## Data supplied
--- Begin ---
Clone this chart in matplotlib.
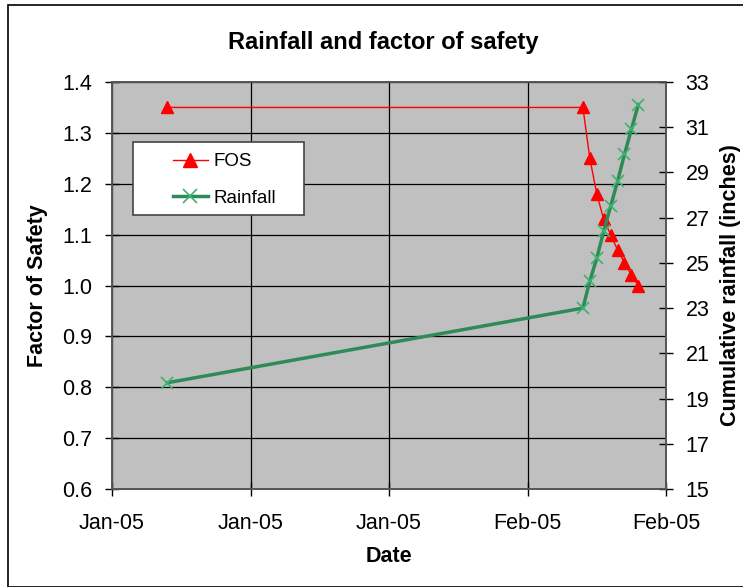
import datetime as dt

import matplotlib.pyplot as plt
import matplotlib.dates as mdates
from matplotlib.lines import Line2D
from matplotlib.patches import Rectangle

plt.rcParams['font.family'] = ['Liberation Sans', 'DejaVu Sans']

# Readings: one early reading, then every 12 hours during the storm
dates = [dt.datetime(2005, 1, 9)] + [
    dt.datetime(2005, 2, 8) + dt.timedelta(hours=12 * k) for k in range(9)
]
fos = [1.35, 1.35, 1.25, 1.18, 1.13, 1.10, 1.07, 1.045, 1.02, 1.00]
rainfall = [19.7, 23.0, 24.2, 25.2, 26.4, 27.5, 28.6, 29.8, 30.9, 32.0]

x_ticks = [dt.datetime(2005, 1, 5) + dt.timedelta(days=10 * k) for k in range(5)]
fos_ticks = [0.6, 0.7, 0.8, 0.9, 1.0, 1.1, 1.2, 1.3, 1.4]
rain_ticks = list(range(15, 34, 2))

red = '#FF0000'
green = '#2E8B57'
marker_green = '#3CB371'
tick_fs = 15.5
label_fs = 15.5

fig = plt.figure(figsize=(7.43, 5.87), dpi=100)
fig.patches.append(Rectangle((8 / 743, 0), 1, 1 - 5 / 587, transform=fig.transFigure,
                             fill=False, edgecolor='black', linewidth=1.2))

ax = fig.add_axes([112 / 743, 1 - 489 / 587, (666 - 112) / 743, (489 - 82) / 587])
ax.set_facecolor('#C0C0C0')
ax.plot(dates, fos, color=red, linewidth=1, marker='^', markersize=9,
        markeredgecolor=red, markerfacecolor=red, zorder=3)

ax.set_xlim(x_ticks[0], x_ticks[-1])
ax.set_xticks(x_ticks)
ax.xaxis.set_major_formatter(mdates.DateFormatter('%b-%y'))
ax.set_ylim(0.6, 1.4)
ax.set_yticks(fos_ticks)
ax.set_yticklabels([f'{v:.1f}' for v in fos_ticks])
ax.grid(True, color='black', linewidth=0.9)
ax.set_axisbelow(True)
ax.tick_params(direction='inout', length=10, width=1, labelsize=tick_fs, pad=9)
ax.tick_params(axis='x', pad=12)
for s in ax.spines.values():
    s.set_color('#555555')
    s.set_linewidth(1.2)

ax.set_xlabel('Date', fontsize=label_fs, fontweight='bold')
ax.xaxis.set_label_coords(0.5, (489 - 557) / 407)
ax.xaxis.label.set_va('center')
ax.set_ylabel('Factor of Safety', fontsize=label_fs, fontweight='bold')
ax.yaxis.set_label_coords((38 - 112) / 554, 0.5)
ax.yaxis.label.set_va('center')

ax2 = ax.twinx()
ax2.plot(dates, rainfall, color=green, linewidth=2.5, marker='x', markersize=9,
         markeredgecolor=marker_green, markeredgewidth=1.2, zorder=3)
ax2.set_ylim(15, 33)
ax2.set_yticks(rain_ticks)
ax2.tick_params(direction='inout', length=10, width=1, labelsize=tick_fs, pad=9)
ax2.set_ylabel('Cumulative rainfall (inches)', fontsize=label_fs, fontweight='bold')
ax2.yaxis.set_label_coords((731 - 112) / 554, 0.5)
ax2.yaxis.label.set_va('center')
for s in ax2.spines.values():
    s.set_color('#555555')
    s.set_linewidth(1.2)

# legend box drawn separately so the entries can sit inset from its left edge
ax2.add_patch(Rectangle((21 / 554, (489 - 215) / 407), 171 / 554, 73 / 407,
                        transform=ax2.transAxes, facecolor='white',
                        edgecolor='#444444', linewidth=1.2, zorder=4))
handles = [
    Line2D([], [], color=red, linewidth=1, marker='^', markersize=10),
    Line2D([], [], color=green, linewidth=2.5, marker='x', markersize=10,
           markeredgecolor=marker_green, markeredgewidth=1.2),
]
ax2.legend(handles, ['FOS', 'Rainfall'], loc='upper left',
           bbox_to_anchor=((173 - 112) / 554, (489 - 153) / 407), fontsize=13.5,
           frameon=False, borderpad=0, borderaxespad=0, labelspacing=1.05,
           handlelength=1.85, handletextpad=0.3)

fig.text((226 + 541) / 2 / 743, 1 - 42 / 587, 'Rainfall and factor of safety',
         ha='center', va='center', fontsize=17, fontweight='bold')

fig.savefig('out.png', dpi=100)
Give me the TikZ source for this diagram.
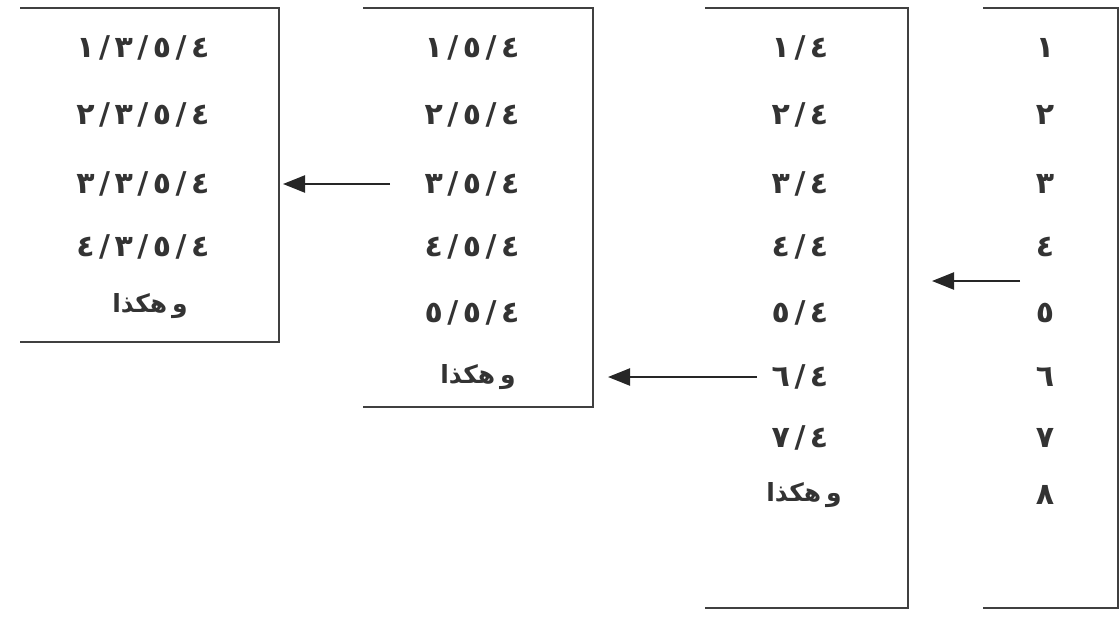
\documentclass[tikz,border=0pt]{standalone}
\usepackage{fontspec}
\usetikzlibrary{arrows.meta}
\TeXXeTstate=1
\newfontfamily\arabicfont[Script=Arabic]{DejaVu Sans}
\newfontfamily\digitfont{DejaVu Sans}
\newcommand\sep{\kern4.5pt/\kern4.5pt}
\newcommand\wahakadha{{\arabicfont\bfseries\fontsize{25}{30}\selectfont\beginR و\kern5pt هكذا\endR}}
\tikzset{
  frame/.style={line width=2.5pt, draw=black!75},
  cell/.style={font=\digitfont\bfseries\fontsize{30}{32}\selectfont, text=black!80, inner sep=0pt, anchor=center},
  arr/.style={line width=2.3pt, draw=black!85, -{Triangle[length=22pt,width=17pt]}},
}
\begin{document}
\begin{tikzpicture}[x=1pt,y=-1pt]
\useasboundingbox (0,0) rectangle (1119,616);
% frames
\draw[frame] (20,8) -| (279,342) -- (20,342);
\draw[frame] (363,8) -| (593,407) -- (363,407);
\draw[frame] (705,8) -| (908,608) -- (705,608);
\draw[frame] (983,8) -| (1118,608) -- (983,608);
% box 1
\node[cell] (a1) at (143,48) {١\sep٣\sep٥\sep٤};
\node[cell] (a2) at (143,115) {٢\sep٣\sep٥\sep٤};
\node[cell] (a3) at (143,184) {٣\sep٣\sep٥\sep٤};
\node[cell] (a4) at (143,247) {٤\sep٣\sep٥\sep٤};
\node[cell] (a5) at (150,306) {\wahakadha};
% box 2
\node[cell] (b1) at (472,48) {١\sep٥\sep٤};
\node[cell] (b2) at (472,115) {٢\sep٥\sep٤};
\node[cell] (b3) at (472,184) {٣\sep٥\sep٤};
\node[cell] (b4) at (472,247) {٤\sep٥\sep٤};
\node[cell] (b5) at (472,313) {٥\sep٥\sep٤};
\node[cell] (b6) at (478,377) {\wahakadha};
% box 3
\node[cell] (c1) at (800,48) {١\sep٤};
\node[cell] (c2) at (800,115) {٢\sep٤};
\node[cell] (c3) at (800,184) {٣\sep٤};
\node[cell] (c4) at (800,247) {٤\sep٤};
\node[cell] (c5) at (800,313) {٥\sep٤};
\node[cell] (c6) at (800,377) {٦\sep٤};
\node[cell] (c7) at (800,438) {٧\sep٤};
\node[cell] (c8) at (804,495) {\wahakadha};
% box 4
\node[cell] (d1) at (1045,48) {١};
\node[cell] (d2) at (1045,115) {٢};
\node[cell] (d3) at (1045,184) {٣};
\node[cell] (d4) at (1045,247) {٤};
\node[cell] (d5) at (1045,313) {٥};
\node[cell] (d6) at (1045,377) {٦};
\node[cell] (d7) at (1045,438) {٧};
\node[cell] (d8) at (1045,495) {٨};
% arrow ends
\coordinate (s1) at (390,184);
\coordinate (t1) at (283,184);
\coordinate (s2) at (757,377);
\coordinate (t2) at (608,377);
\coordinate (s3) at (1020,281);
\coordinate (t3) at (932,281);
% arrows
\draw[arr] (s1) -- (t1);
\draw[arr] (s2) -- (t2);
\draw[arr] (s3) -- (t3);
\end{tikzpicture}
\end{document}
--- End ---
## Your goal
Set the lines above down again, word for word, from the first through the one containing "plt.rcParams['font.family'] = ['Liberation"; pictures excluded.

## Complete response
Clone this chart in matplotlib.
import datetime as dt

import matplotlib.pyplot as plt
import matplotlib.dates as mdates
from matplotlib.lines import Line2D
from matplotlib.patches import Rectangle

plt.rcParams['font.family'] = ['Liberation Sans', 'DejaVu Sans']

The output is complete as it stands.